James Scott Bell is the author of the bestseller for writers, Plot & Structure, and numerous thrillers, including, Romeo’s Rules, and Don’t Leave Me. He has also self-published in a variety of forms.
In this post, we look at how to write your novel from the middle like James Scott Bell.
He writes: ‘Some writers start at the beginning and let the story unfold without a plan. They are called pantsers, because they write by the seat of the pants. Other writers plan and outline and know the ending before they start. These are the plotters. The two sides never seem to agree with each other on the best approach. But what if it’s not the beginning or the end that is the key to a successful book? What if, amazing as it may seem, the place to begin writing your novel is in the very middle of the story?’
Bell was so inspired that he even wrote a book about this method titled Write Your Novel From The Middle
Why Write Your Novel From The Middle?
Bell decided to research the midpoint of a work of a fiction. He took some of his favourite books and films and looked at their middles.
In a post for Writers Helping Writers, he says: ‘What I discovered was that the true midpoint was not a scene at all—it was a moment within a scene. And that very moment, if properly rendered, clarified the entire story. It’s about the lead character, taking a long, hard look at himself (as in a mirror). He asks, Who am I? What have I become? Who am I supposed to be?’

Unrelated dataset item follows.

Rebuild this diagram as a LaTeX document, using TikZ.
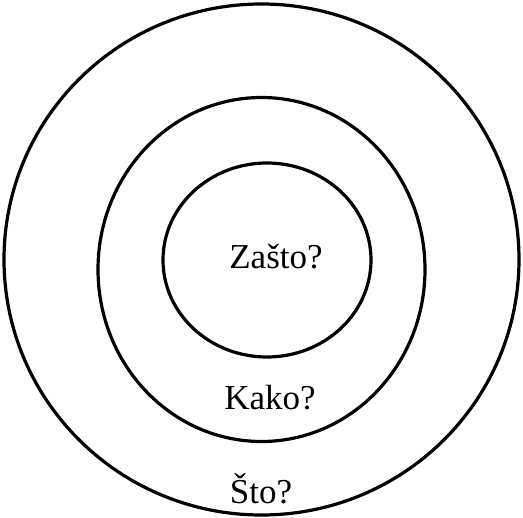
\documentclass[tikz,border=0pt]{standalone}
\usepackage{fontspec}
\setmainfont{Liberation Serif}
\usetikzlibrary{shapes.geometric}
\begin{document}
\begin{tikzpicture}[x=1pt,y=-1pt,
  ring/.style={draw=black, line width=3.2pt, ellipse, inner sep=0pt},
  lbl/.style={font=\fontsize{35}{42}\selectfont, inner sep=0pt}]
\useasboundingbox (0,0) rectangle (523,518);
\node[ring, minimum width=515pt, minimum height=511pt] (outer) at (261.5,259.5) {};
\node[ring, minimum width=327pt, minimum height=344pt] (middle) at (261.5,269.5) {};
\node[ring, minimum width=208pt, minimum height=194pt] (inner) at (267,260) {};
\node[lbl] (zasto) at (276,257) {Zašto?};
\node[lbl] (kako) at (270,398) {Kako?};
\node[lbl] (sto) at (261,489) {Što?};
\end{tikzpicture}
\end{document}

Here are three examples from various interviews with Bell:
- In the middle of the classic film Casablanca, Ilsa comes to Rick after closing time, to explain about why she left him. He’s drunk, and basically calls her a whore. She cries and leaves. And Rick buries his head in his hands. The rest of the film is about what kind of man Rick will be.
- In the middle of Gone With the Wind, Scarlett looks at herself and wonders what will become of her and Tara. What must she do to save her way of life? She makes the decision right there that she will do whatever it takes. She becomes a doer, not a victim.
- In the middle of The Hunger Games, Katniss accepts that she’s going die. She states it plainly, right in the middle of the book. She prepares herself for death, but then gets a chance to fight on.
The Mirror Moment
Bell says that while researching the midpoint of a novel, he found that the true middle of a novel is not a scene, but a moment in a scene that reveals the heart of a story. It is an ‘Aha’ moment when the character is forced to look at himself or herself.
He calls it the ‘mirror moment’ – that moment when you look at yourself in a mirror and see who you are at a specific time.
The character is forced to face themselves and ask some difficult questions about where they are, who they’ve become, where they’re going, and how they ended up there. They can even question whether they will live or die.
Most writers do not create this moment intentionally, but if you do, you could make your life easier. It offers a place where you can look both forward and backward and give you a starting point you never imagined existed.